I am also particularly interested in items that were considered technologically or aesthetically advanced, only to be passed on by the consistency and tenacity of time. For example, an airplane boneyard where cutting edge fighter jets from the 60’s sit in forgotten decay. They are still beautiful to look at from a design standpoint, even though these are no longer “modern” in the sense that time and technology has passed them by.
I particularly inspired by mid-century modernism, where wood and organic shapes were combined with other materials to suggest a type of futurism, though now they are considered vintage. Time has passed on but these pieces remain in that context of when they were designed. I want my work feel this way, somewhat nostalgic, aged and organic with the feeling that it could also be from a future time.

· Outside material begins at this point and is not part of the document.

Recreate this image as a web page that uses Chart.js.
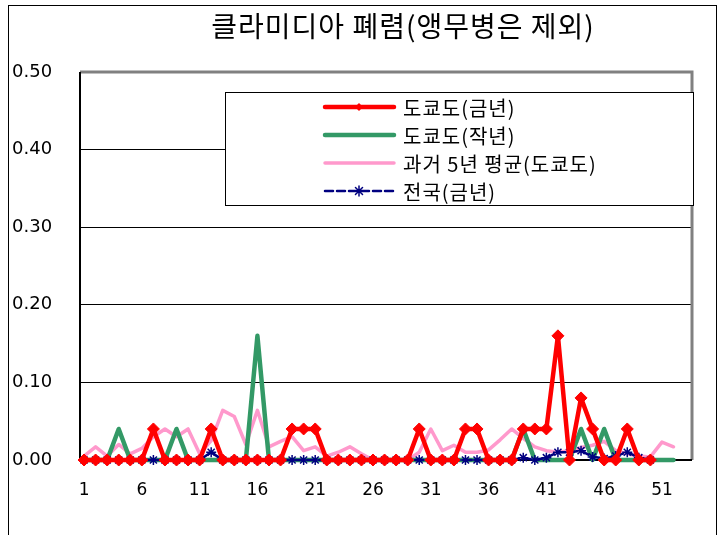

As a purely abstract artist, I explore form, line, color, shape, texture and mass. Since I am usually not relying on a recognizable object in my work, I create through the process itself. I start out with a sketch or design and work through the creative process, hands on. My pieces always take several weeks to finish as I constantly change them, until they just feel right. I really like to give my pieces a feeling of juxtaposition and a balance of opposites, in terms of textures and materials. For example, I will combine a recycled 60 year old cherry table top with a piece of modern manufactured Azek decking. The ideas of young/old, past and future, modern versus outdated, technology, nostalgia and futurism all seem to find a place in my work. I also believe this ties into a distinctly human theme. For example, you can pinpoint a person’s age by the technology they grew up with (Black and white TV, Rotary phone, landlines, etc.).” - Scott Troxel
Scott Troxel is a Philadelphia area based abstract artist. Troxel received his BA from Temple University and his work has been exhibited and collected nationally and internationally. From an early age, Troxel was obsessed with modern art, color and design. He is a painter, sculptor and wall sculptor. Recently, a majority of his work has been in the form of wood mixed media wall sculpture, as the artist feels he can best express himself with this three dimensional medium. Troxel is always exploring materials and processes. Sometimes, he use repurposed and found materials and other times he purchases materials new. Troxel is currently represented by galleries in Pennsylvania, New Jersey, and North Carolina.